RICHMOND, Va. - Across the U.S., nearly 150 prisoners were released last year when their convictions were overturned. That's a record number of exonerations.

A report by The National Registry of Exonerations shows those people served an average of 14-and-a-half years. Three Virginia men were released, two had been in prison more than 25 years.

Registry editor and University of Michigan law professor Samuel Gross says most of the overturned sentences were in Texas and New York, where local officials are taking a stronger approach to seeking justice for people wrongfully convicted.

"We have something like 3,100 different counties in the country, and something like 2,500 separate, local prosecutorial agencies," says Gross. "If more of them made the efforts that were made in those two locations, I'm sure they would find many more cases in which innocent defendants were convicted."

Across the country, defendants were exonerated in cases ranging from homicide to drug possession. The report says their convictions included false confessions, official misconduct, and guilty pleas.

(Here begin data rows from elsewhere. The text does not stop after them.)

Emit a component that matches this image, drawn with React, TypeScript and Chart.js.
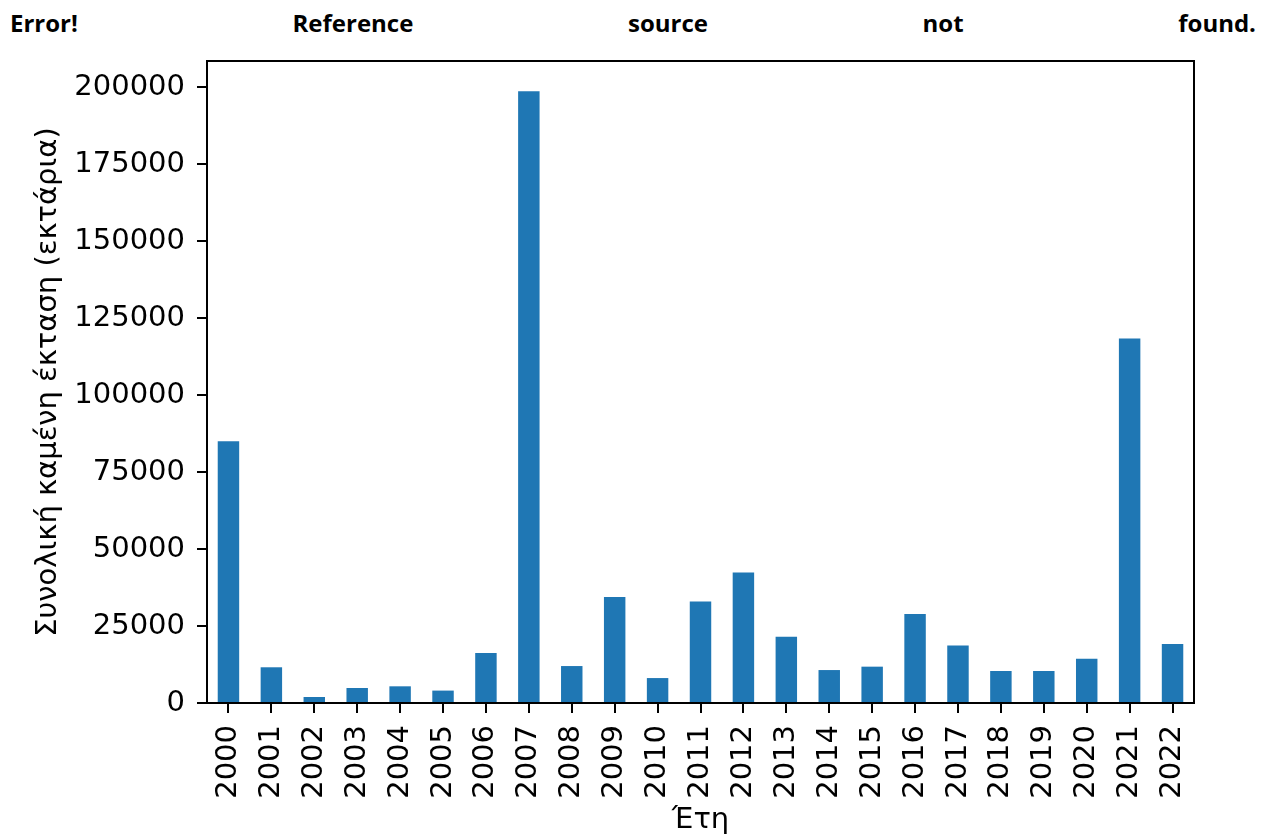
import React, { useEffect, useRef } from "react";
import { Chart, registerables } from "chart.js";

Chart.register(...registerables);

const years = [
  "2000", "2001", "2002", "2003", "2004", "2005", "2006", "2007", "2008", "2009", "2010", "2011",
  "2012", "2013", "2014", "2015", "2016", "2017", "2018", "2019", "2020", "2021", "2022",
];
const burnedArea = [
  85000, 11600, 1950, 4870, 5420, 4030, 16200, 198700, 12000, 34400, 8100, 33000,
  42350, 21550, 10700, 11800, 28900, 18700, 10400, 10400, 14400, 118400, 19150,
];
const yTicks = [0, 25000, 50000, 75000, 100000, 125000, 150000, 175000, 200000];
const yMax = 208500;
const headerWords = ["Error!", "Reference", "source", "not", "found."];
const yTitle = "Συνολική καμένη έκταση (εκτάρια)";
const xTitle = "Έτη";

const framePlugin = {
  id: "frame",
  afterDatasetsDraw(chart: any) {
    const { ctx, chartArea } = chart;
    ctx.save();
    ctx.strokeStyle = "#000";
    ctx.lineWidth = 2;
    ctx.strokeRect(chartArea.left, chartArea.top, chartArea.right - chartArea.left, chartArea.bottom - chartArea.top);
    ctx.restore();
  },
};

export default function App() {
  const ref = useRef<HTMLCanvasElement | null>(null);
  useEffect(() => {
    if (!ref.current) return;
    const font = { family: "'DejaVu Sans', sans-serif", size: 29 };
    const chart = new Chart(ref.current, {
      type: "bar",
      data: {
        labels: years,
        datasets: [
          {
            data: burnedArea,
            backgroundColor: "#1f77b4",
            borderWidth: 0,
            categoryPercentage: 1,
            barPercentage: 0.5,
          },
        ],
      },
      options: {
        animation: false,
        responsive: false,
        devicePixelRatio: 1,
        layout: { padding: { top: 61, right: 68, bottom: 0, left: 0 } },
        plugins: { legend: { display: false }, tooltip: { enabled: false } },
        scales: {
          x: {
            offset: true,
            border: { display: false },
            grid: { offset: false, drawOnChartArea: false, drawTicks: true, tickLength: 10, color: "#000", lineWidth: 2 },
            ticks: { color: "#000", font, minRotation: 90, maxRotation: 90, padding: 12, autoSkip: false },
            title: { display: true, text: xTitle, color: "#000", font, padding: { top: 0, bottom: 0 } },
            afterFit: (s: any) => { s.height = 135; },
          },
          y: {
            min: 0,
            max: yMax,
            border: { display: false },
            grid: { drawOnChartArea: false, drawTicks: true, tickLength: 10, color: "#000", lineWidth: 2 },
            ticks: { color: "#000", font, padding: 12, autoSkip: false, callback: (v: any) => String(v) },
            title: { display: true, text: yTitle, color: "#000", font, padding: { top: 31, bottom: 0 } },
            afterBuildTicks: (s: any) => { s.ticks = yTicks.map((v) => ({ value: v })); },
            afterFit: (s: any) => { s.width = 207; },
          },
        },
      },
      plugins: [framePlugin],
    });
    return () => chart.destroy();
  }, []);

  return (
    <div style={{ position: "fixed", left: 0, top: 0, width: 1262, height: 838, background: "#fff" }}>
      <div
        style={{
          position: "absolute", left: 10, top: 11, width: 1246, display: "flex", justifyContent: "space-between",
          fontFamily: "'Open Sans', sans-serif", fontWeight: 700, fontSize: 24, lineHeight: 1, color: "#000",
        }}
      >
        {headerWords.map((w) => (<span key={w}>{w}</span>))}
      </div>
      <canvas ref={ref} width={1262} height={838} style={{ position: "absolute", left: 0, top: 0, display: "block" }} />
    </div>
  );
}
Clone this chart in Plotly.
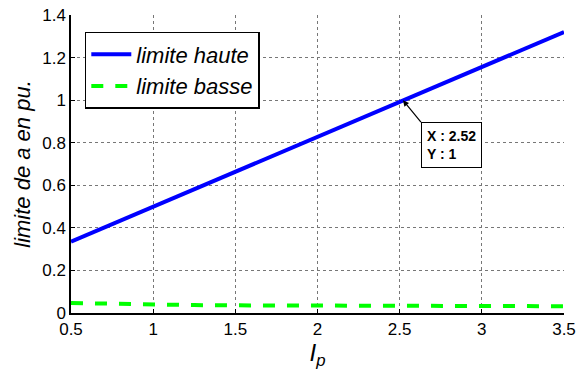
import plotly.graph_objects as go

x_vals = [0.5, 0.75, 1.0, 1.25, 1.5, 1.75, 2.0, 2.25, 2.5, 2.75, 3.0, 3.25, 3.5]
haute = [0.335, 0.417, 0.499, 0.581, 0.663, 0.745, 0.827, 0.909, 0.991, 1.073, 1.155, 1.237, 1.32]
basse = [0.047, 0.043, 0.040, 0.037, 0.036, 0.036, 0.034, 0.033, 0.033, 0.033, 0.032, 0.032, 0.032]
x_ticks = [0.5, 1, 1.5, 2, 2.5, 3, 3.5]
x_ticklabels = ["0.5", "1", "1.5", "2", "2.5", "3", "3.5"]
y_ticks = [0, 0.2, 0.4, 0.6, 0.8, 1.0, 1.2, 1.4]
y_ticklabels = ["0", "0.2", "0.4", "0.6", "0.8", "1", "1.2", "1.4"]
datatip = (2.52, 1.0)

FONT = "Liberation Sans, Arial, sans-serif"

fig = go.Figure()
fig.add_trace(go.Scatter(x=x_vals, y=haute, mode="lines", name="<i>limite haute</i>",
                         line=dict(color="#0000FF", width=4)))
fig.add_trace(go.Scatter(x=x_vals, y=basse, mode="lines", name="<i>limite basse</i>",
                         line=dict(color="#00FF00", width=4, dash="dash")))

fig.add_annotation(x=datatip[0], y=datatip[1], xref="x", yref="y",
                   text="<b>X : 2.52</b><br><b>Y : 1</b>", showarrow=True,
                   arrowhead=2, arrowsize=1, arrowwidth=1.2, arrowcolor="black",
                   ax=18, ay=22, xanchor="left", yanchor="top", align="left",
                   font=dict(family=FONT, size=14, color="black"),
                   bgcolor="white", bordercolor="black", borderwidth=1, borderpad=5)

axis_common = dict(showline=True, linecolor="black", linewidth=1.5, mirror=False,
                   ticks="inside", ticklen=4, tickcolor="black",
                   showgrid=True, gridcolor="#777777", griddash="dot", gridwidth=1,
                   zeroline=False, automargin=False, ticklabeloverflow="allow",
                   tickfont=dict(family=FONT, size=17, color="black"))

fig.update_xaxes(range=[0.5, 3.5], tickvals=x_ticks, ticktext=x_ticklabels,
                 title=dict(text="<i>I<sub>p</sub></i>", font=dict(family=FONT, size=24, color="black"), standoff=0),
                 **axis_common)
fig.update_yaxes(range=[0, 1.4], tickvals=y_ticks, ticktext=y_ticklabels,
                 title=dict(text="<i>limite de a en pu.</i>", font=dict(family=FONT, size=22, color="black"), standoff=6),
                 **axis_common)

fig.update_layout(width=576, height=374, plot_bgcolor="white", paper_bgcolor="white",
                  margin=dict(l=71, r=12, t=15, b=61),
                  legend=dict(x=0.028, y=0.943, xanchor="left", yanchor="top",
                              bgcolor="white", bordercolor="black", borderwidth=1.5,
                              font=dict(family=FONT, size=22, color="black"),
                              itemwidth=40, tracegroupgap=0),
                  font=dict(family=FONT))

# remove the page's default 8px body margin so the figure fills the window
fig.write_html("out.html", config={"displayModeBar": False},
               post_script="document.body.style.margin='0';document.body.style.overflow='hidden';")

A record 75 exonerations, including two in Virginia, were cases in which no crime actually occurred.

According to Lonnie Soury, founder of the website FalseConfessions.org, statistics show the reported cases are just the tip of the iceberg.

"Even the federal Justice Department did a study once and said between 5 and 10 percent of the people in prison are wrongfully convicted," Soury says. "So, if there's 2.5 million people in prison, even 5 percent would be 125,000."

The National Registry of Exonerations report says there were 24 Conviction Integrity Units in the U.S. in 2015. That's double the number from 2013, and four times the number in 2011, although some units have been accused of being ineffective and creating an illusion of progress.